Getting a realistic output from simulated device

Using the simulated device from lightonml, I’m receiving the output corresponding to the formula |Rx|^2, with R sampled from complex normal (floats values). But real OPU returns uint8, and the mathematical model, that generates these values is not very clear. So |Rx|^2 was somehow squashed between 0 and 255 and discretized. How to make a simulated device return values like the real OPU?

Since it is difficult to model interference with billions of coefficients, the best we have found is to rescale the output in [0, 255] and quantize afterward. Rescaling is similar to tweaking the exposure time on the output device, and quantization is what happens in the hardware.

1 Like

Is it possible to retrieve this normalization constant beforehand to rescale real opu’s back? It is quite uncomfortable when you adjusted hyperparameters of the model for simulated OPU where output is real somewhere between 0 and 2, and in practice, you getting OPU output in [0,255]

Dear Bogdan, you’re right. However, there are some cases where we prefer to output the raw OPU output instead of a rescaled version. We figured it is easy for users to rescale it by themselves afterward but we may add this option in the next versions.

Given your use case in a NN pipeline, I guess it’s better for you to rescale the output of the real OPU to have a nicer range.

To have (roughly) the same range between simulated and real, you can rescale the output of the real OPU by dividing it by 21. There will still be differences in the distributions (the simulated one has more mass close to zero) but the range of values you see should be about the same. Note that this calibration is done for an input with 50% ones, so if your input is very sparse or very dense this normalization might change.

1 Like

Yes, I clearly understand that you would not (and should not) change the library for me :). And I’m trying to do exactly what you proposed - rescale OPUs output. And I not quite understand how constant scaling could work. Intuitively if we have 2n-dimensional input (with 0.5 chance of 1 of course), receiver should get more light, than when input is n-dimensional (with the same rates of ones).
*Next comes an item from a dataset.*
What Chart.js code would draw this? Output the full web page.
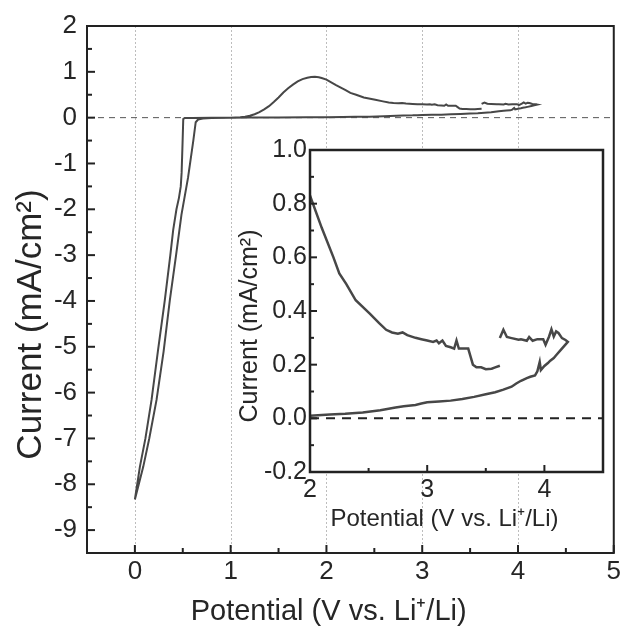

So the rescaling probably have to depend from input dimensionality.
PS. Did I understand correctly, that very dense vector of data and very sparse one will have different normalization?

I see your point.

If your dimension is relatively small (in the thousands/tens of thousands), the mean of the output will not change much for a 2x change in the dimension.

It might change a lot between a sample with e.g. 10% ones and one with 90% of ones but I think this is a relatively rare occurrence and it would change quite a bit also with properly normalized and high precision multiplication.

My recommendation would be to sample randomly a batch from your data and use it to compute the normalization constant at the beginning. If your dataset is not pathologically distributed (e.g. highly non-iid), this should be enough to ensure nice behavior for all other batches.